Union leaders said they remained “circumspect” about the proposed consultation and the main union, Alliance, said it would not be responding to Macron’s invitation.

“Alliance would above all like those who protect us to be protected themselves,” the union’s secretary general, Fabien Vanhemelryck, told AFP. “We won’t be responding to President Macron’s invitation until he responds to our demands for police protections.”

Macron and his interior minister, Gérald Darmanin, have both said they were “shocked” by recent footage of police beating up music producer Michel Zecler inside his Paris studio and alleged assaults on migrants and journalists during the dismantling of a refugee camp in the city centre.

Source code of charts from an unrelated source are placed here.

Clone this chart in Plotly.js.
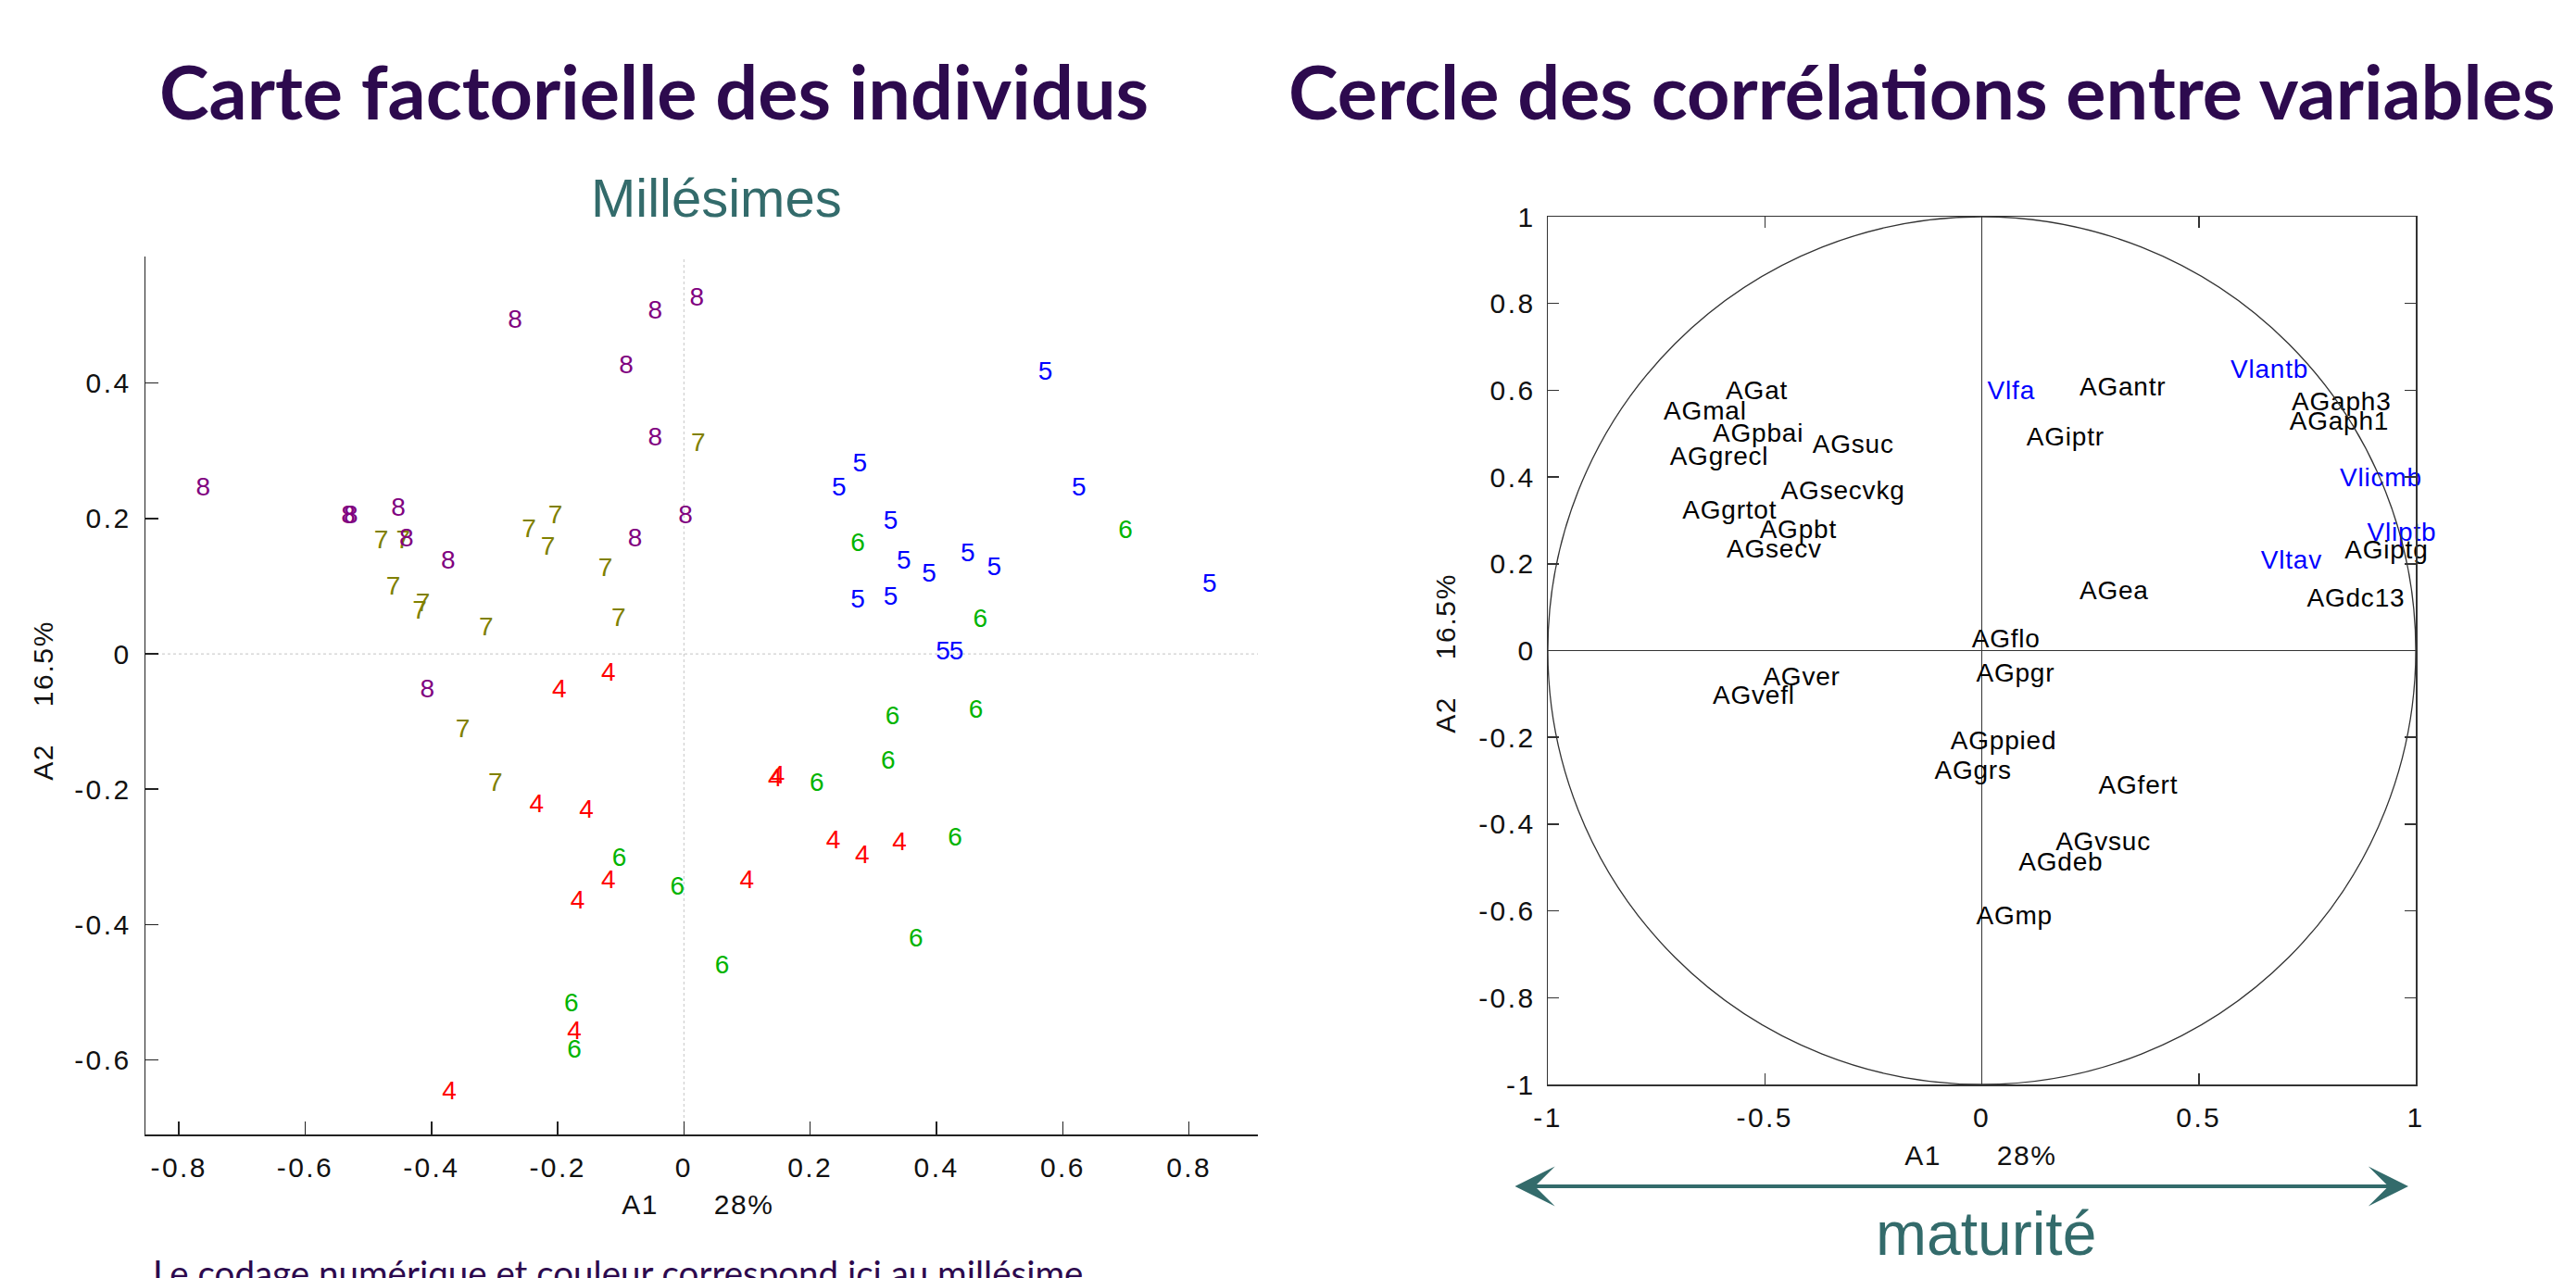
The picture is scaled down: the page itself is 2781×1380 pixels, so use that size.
<!DOCTYPE html>
<html>
<head>
<meta charset="utf-8">
<script src="https://cdn.plot.ly/plotly-3.0.1.min.js"></script>
<style>
html,body{margin:0;padding:0;background:#fff;}
#chart{width:2781px;height:1380px;}
#chart g.xtick text, #chart g.ytick text, #chart g.x2tick text, #chart g.y2tick text { letter-spacing: 2.4px; }
#chart g.annotation[data-index="3"] text, #chart g.annotation[data-index="4"] text,
#chart g.annotation[data-index="5"] text, #chart g.annotation[data-index="6"] text { letter-spacing: 1.6px; }
#chart g.textpoint text { letter-spacing: 0.8px; }
</style>
</head>
<body>
<div id="chart"></div>
<script>
// ---------- Left chart: individuals (vintage codes) ----------
const x4 = [-0.197, -0.119, -0.233, -0.154, -0.119, -0.168, -0.173, -0.371, 0.145, 0.149, 0.237, 0.283, 0.342, 0.100];
const y4 = [-0.055, -0.030, -0.224, -0.232, -0.337, -0.366, -0.559, -0.648, -0.186, -0.182, -0.278, -0.299, -0.281, -0.336];
const x5 = [0.573, 0.279, 0.246, 0.626, 0.328, 0.349, 0.389, 0.450, 0.492, 0.833, 0.276, 0.328, 0.411, 0.432];
const y5 = [0.414, 0.279, 0.244, 0.244, 0.195, 0.136, 0.117, 0.146, 0.126, 0.101, 0.078, 0.082, 0.002, 0.002];
const x6 = [0.700, 0.276, 0.470, 0.331, 0.463, 0.324, 0.211, 0.430, -0.102, -0.010, -0.178, -0.173, 0.368, 0.061];
const y6 = [0.180, 0.162, 0.050, -0.094, -0.085, -0.160, -0.193, -0.274, -0.304, -0.346, -0.519, -0.587, -0.423, -0.463];
const x7 = [-0.444, -0.479, -0.460, -0.413, -0.418, -0.313, -0.203, -0.245, -0.215, -0.124, -0.103, -0.350, -0.298, 0.023];
const y7 = [0.165, 0.165, 0.097, 0.072, 0.062, 0.037, 0.203, 0.182, 0.156, 0.124, 0.051, -0.114, -0.193, 0.309];
const x8 = [-0.267, -0.045, -0.091, -0.045, -0.761, -0.531, -0.527, -0.452, -0.439, -0.373, -0.077, 0.003, -0.406, 0.021];
const y8 = [0.491, 0.505, 0.424, 0.318, 0.244, 0.203, 0.203, 0.213, 0.168, 0.136, 0.169, 0.203, -0.055, 0.524];
const vintageCodes = ['4', '5', '6', '7', '8'];

const leftXTickVals = [-0.8, -0.6, -0.4, -0.2, 0, 0.2, 0.4, 0.6, 0.8];
const leftXTickText = ['-0.8', '-0.6', '-0.4', '-0.2', '0', '0.2', '0.4', '0.6', '0.8'];
const leftYTickVals = [-0.6, -0.4, -0.2, 0, 0.2, 0.4];
const leftYTickText = ['-0.6', '-0.4', '-0.2', '0', '0.2', '0.4'];

// ---------- Right chart: correlation circle ----------
const agNames = ['AGat', 'AGmal', 'AGpbai', 'AGsuc', 'AGgrecl', 'AGsecvkg', 'AGgrtot', 'AGpbt', 'AGsecv',
  'AGflo', 'AGver', 'AGvefl', 'AGpgr', 'AGppied', 'AGgrs', 'AGmp', 'AGantr', 'AGiptr', 'AGaph3', 'AGaph1',
  'AGiptg', 'AGea', 'AGdc13', 'AGfert', 'AGvsuc', 'AGdeb'];
const agX = [-0.590, -0.733, -0.620, -0.390, -0.719, -0.463, -0.690, -0.512, -0.588,
  -0.023, -0.504, -0.620, -0.013, -0.072, -0.109, -0.013, 0.225, 0.103, 0.714, 0.709,
  0.836, 0.225, 0.749, 0.269, 0.170, 0.085];
const agY = [0.595, 0.547, 0.496, 0.471, 0.442, 0.363, 0.319, 0.275, 0.229,
  0.023, -0.065, -0.108, -0.057, -0.212, -0.280, -0.616, 0.602, 0.488, 0.569, 0.525,
  0.227, 0.133, 0.117, -0.315, -0.444, -0.492];
const vlNames = ['Vlfa', 'Vlantb', 'Vlicmb', 'Vliptb', 'Vltav'];
const vlX = [0.013, 0.573, 0.825, 0.888, 0.643];
const vlY = [0.595, 0.643, 0.393, 0.268, 0.203];

const rightXTickVals = [-1, -0.5, 0, 0.5, 1];
const rightXTickText = ['-1', '-0.5', '0', '0.5', '1'];
const rightYTickVals = [-1, -0.8, -0.6, -0.4, -0.2, 0, 0.2, 0.4, 0.6, 0.8, 1];
const rightYTickText = ['-1', '-0.8', '-0.6', '-0.4', '-0.2', '0', '0.2', '0.4', '0.6', '0.8', '1'];

// ---------- styling / layout helpers ----------
const W = 2781, H = 1380;
const px = v => v / W;
const py = v => 1 - v / H;
const AX_FONT = 'Liberation Sans, Arial, sans-serif';
const vintageColors = ['#ff0000', '#0000ff', '#00b400', '#808000', '#800080'];
const vintX = [x4, x5, x6, x7, x8];
const vintY = [y4, y5, y6, y7, y8];

const traces = [];
vintageCodes.forEach((code, i) => {
  traces.push({
    type: 'scatter', mode: 'text', xaxis: 'x', yaxis: 'y',
    x: vintX[i], y: vintY[i],
    text: vintX[i].map(() => code),
    textposition: 'middle center',
    textfont: { family: AX_FONT, size: 28, color: vintageColors[i] },
    hoverinfo: 'skip', cliponaxis: false
  });
});
traces.push({
  type: 'scatter', mode: 'text', xaxis: 'x2', yaxis: 'y2',
  x: agX, y: agY, text: agNames, textposition: 'middle right',
  textfont: { family: AX_FONT, size: 28, color: '#000000' },
  hoverinfo: 'skip', cliponaxis: false
});
traces.push({
  type: 'scatter', mode: 'text', xaxis: 'x2', yaxis: 'y2',
  x: vlX, y: vlY, text: vlNames, textposition: 'middle right',
  textfont: { family: AX_FONT, size: 28, color: '#0000ff' },
  hoverinfo: 'skip', cliponaxis: false
});

const axisCommon = {
  showgrid: false, zeroline: false, showline: true,
  linecolor: '#222', linewidth: 1.5,
  ticks: 'inside', tickcolor: '#222', tickwidth: 1.5,
  tickfont: { family: AX_FONT, size: 30, color: '#111' },
  fixedrange: true
};

const titleColor = '#2d0a4e';
const teal = '#336b6b';
const NB = n => '\u00a0'.repeat(n);

const layout = {
  width: W, height: H,
  margin: { l: 0, r: 0, t: 0, b: 0 },
  paper_bgcolor: '#ffffff', plot_bgcolor: '#ffffff',
  showlegend: false,
  xaxis: Object.assign({}, axisCommon, {
    domain: [px(157), px(1358)], range: [-0.853, 0.909], anchor: 'y',
    tickvals: leftXTickVals, ticktext: leftXTickText, ticklen: 14, ticklabelstandoff: 8
  }),
  yaxis: Object.assign({}, axisCommon, {
    domain: [py(1225), py(277)], range: [-0.71, 0.587], anchor: 'x',
    tickvals: leftYTickVals, ticktext: leftYTickText, ticklen: 14, ticklabelstandoff: 8
  }),
  xaxis2: Object.assign({}, axisCommon, {
    domain: [px(1671), px(2608)], range: [-1, 1], anchor: 'y2', mirror: 'allticks',
    linecolor: '#333', tickcolor: '#333',
    tickvals: rightXTickVals, ticktext: rightXTickText, ticklen: 12, ticklabelstandoff: 8,
    zeroline: true, zerolinecolor: '#333', zerolinewidth: 1.5
  }),
  yaxis2: Object.assign({}, axisCommon, {
    domain: [py(1171), py(234)], range: [-1, 1], anchor: 'x2', mirror: 'allticks',
    linecolor: '#333', tickcolor: '#333',
    tickvals: rightYTickVals, ticktext: rightYTickText, ticklen: 12, ticklabelstandoff: 6,
    zeroline: true, zerolinecolor: '#333', zerolinewidth: 1.5
  }),
  shapes: [
    { type: 'line', xref: 'x', yref: 'y', x0: 0, x1: 0, y0: -0.71, y1: 0.587,
      line: { color: '#cfcfcf', width: 1.2, dash: 'dot' }, layer: 'below' },
    { type: 'line', xref: 'x', yref: 'y', x0: -0.853, x1: 0.909, y0: 0, y1: 0,
      line: { color: '#cfcfcf', width: 1.2, dash: 'dot' }, layer: 'below' },
    { type: 'circle', xref: 'x2', yref: 'y2', x0: -1, y0: -1, x1: 1, y1: 1,
      line: { color: '#333', width: 1.3 } }
  ],
  annotations: [
    { text: 'Carte factorielle des individus', xref: 'paper', yref: 'paper',
      x: px(706), y: py(98), xanchor: 'center', yanchor: 'middle', showarrow: false,
      font: { family: 'Lato, Open Sans, sans-serif', size: 81, weight: 700, color: titleColor } },
    { text: 'Cercle des corrélations entre variables', xref: 'paper', yref: 'paper',
      x: px(2075), y: py(98), xanchor: 'center', yanchor: 'middle', showarrow: false,
      font: { family: 'Lato, Open Sans, sans-serif', size: 81, weight: 700, color: titleColor } },
    { text: 'Millésimes', xref: 'paper', yref: 'paper',
      x: px(773), y: py(213), xanchor: 'center', yanchor: 'middle', showarrow: false,
      font: { family: AX_FONT, size: 58, color: teal } },
    { text: 'A1' + NB(6) + '28%', xref: 'paper', yref: 'paper',
      x: px(754), y: py(1300), xanchor: 'center', yanchor: 'middle', showarrow: false,
      font: { family: AX_FONT, size: 30, color: '#111' } },
    { text: 'A2' + NB(4) + '16.5%', xref: 'paper', yref: 'paper',
      x: px(46), y: py(757), xanchor: 'center', yanchor: 'middle', showarrow: false, textangle: -90,
      font: { family: AX_FONT, size: 30, color: '#111' } },
    { text: 'A1' + NB(6) + '28%', xref: 'paper', yref: 'paper',
      x: px(2138), y: py(1247), xanchor: 'center', yanchor: 'middle', showarrow: false,
      font: { family: AX_FONT, size: 30, color: '#111' } },
    { text: 'A2' + NB(4) + '16.5%', xref: 'paper', yref: 'paper',
      x: px(1560), y: py(706), xanchor: 'center', yanchor: 'middle', showarrow: false, textangle: -90,
      font: { family: AX_FONT, size: 30, color: '#111' } },
    { text: '', xref: 'paper', yref: 'paper', x: px(2600), y: py(1281),
      axref: 'pixel', ayref: 'pixel', ax: -966, ay: 0, showarrow: true,
      arrowhead: 3, startarrowhead: 3, arrowside: 'end+start', arrowwidth: 4,
      arrowsize: 1.8, startarrowsize: 1.8, arrowcolor: teal },
    { text: 'maturité', xref: 'paper', yref: 'paper',
      x: px(2144), y: py(1332), xanchor: 'center', yanchor: 'middle', showarrow: false,
      font: { family: AX_FONT, size: 66, color: teal } },
    { text: 'Le codage numérique et couleur correspond ici au millésime', xref: 'paper', yref: 'paper',
      x: px(163), y: py(1374), xanchor: 'left', yanchor: 'middle', showarrow: false,
      font: { family: 'Lato, Open Sans, sans-serif', size: 38.5, color: titleColor } }
  ]
};

Plotly.newPlot('chart', traces, layout, { staticPlot: true, displayModeBar: false });
</script>
</body>
</html>
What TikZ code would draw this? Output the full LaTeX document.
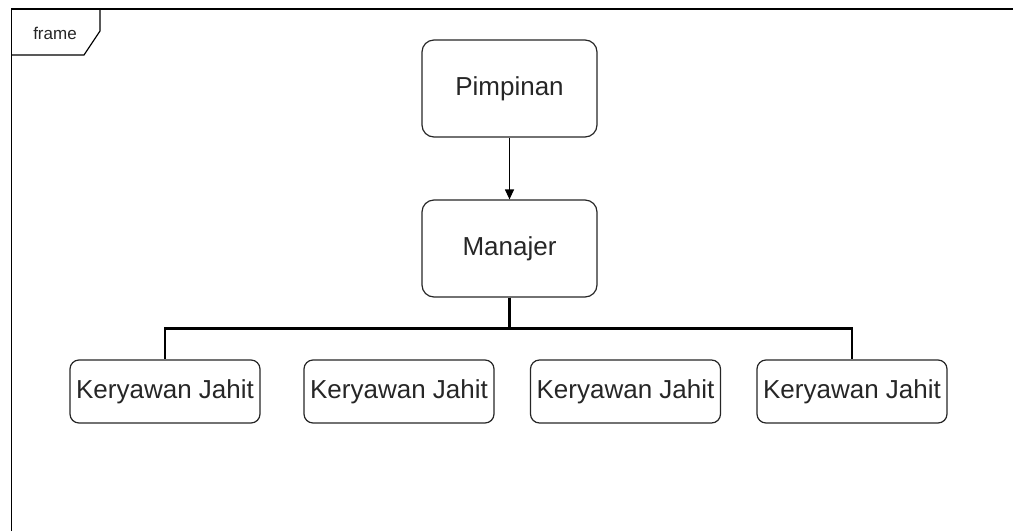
\documentclass[tikz,border=0pt]{standalone}
\usepackage{fontspec}
\setmainfont{Liberation Sans}
\usetikzlibrary{arrows.meta}

\begin{document}
\begin{tikzpicture}[x=1pt, y=-1pt,
    box/.style={draw=black!85, line width=1.2pt, rectangle, rounded corners=12pt, minimum width=175pt, minimum height=97pt, align=center, text=black!85, font=\fontsize{26}{31}\selectfont},
    staff/.style={box, rounded corners=9pt, minimum width=190pt, minimum height=63pt, inner sep=0pt},
    flow/.style={-{Triangle[length=10pt,width=9pt]}, line width=1.2pt},
    link/.style={line width=2.4pt}]
    \useasboundingbox (0,0) rectangle (1013,531);

    % Frame with its label
    \draw[line width=1.2pt] (11.5,531) -- (11.5,9) -- (1013,9);
    \draw[line width=1.2pt] (11.5,55) -- (84,55) -- (100,31) -- (100,9);
    \node[font=\fontsize{17}{20}\selectfont, text=black!85] (framelabel) at (55,33) {frame};

    % Define the boxes
    \node[box] (pimpinan) at (509.5,88.5) {Pimpinan};
    \node[box] (manajer) at (509.5,248.5) {Manajer};
    \node[staff] (kj1) at (165,391.5) {Keryawan Jahit};
    \node[staff] (kj2) at (399,391.5) {Keryawan Jahit};
    \node[staff] (kj3) at (625.5,391.5) {Keryawan Jahit};
    \node[staff] (kj4) at (852,391.5) {Keryawan Jahit};

    % Connect the boxes
    \draw[flow] (pimpinan) -- (manajer);
    \draw[link] (manajer.south) -- ++(0,31) -| (kj1.north);
    \draw[link] (manajer.south) -- ++(0,31) -| (kj4.north);
\end{tikzpicture}
\end{document}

In an interview with Brut, a video news site, on Friday, Macron also announced plans to set up a website where people could report complaints of discrimination and said bodycams for police officers would be introduced from next June. However, he rejected the term “police violence” saying neither racism or violence were systemic in the force.

A poll by the Elabé Institute for BFMTV suggested 60% of French people have confidence in the police – down 9% on 2019 – and 64% said they believed only a minority of police were violent. Another poll by IFOP suggested the number of people confident of the police was as low as 37%.

On Saturday, a second “liberty march” to oppose the government’s global security law, which proposed making it illegal to film on-duty police and gendarmes with “intent” to cause them harm and allowing police to use drones and facial recognition at protests, was disrupted by hooded casseurs – anarchist troublemakers – who smashed and torched shops and vehicles and clashed with police.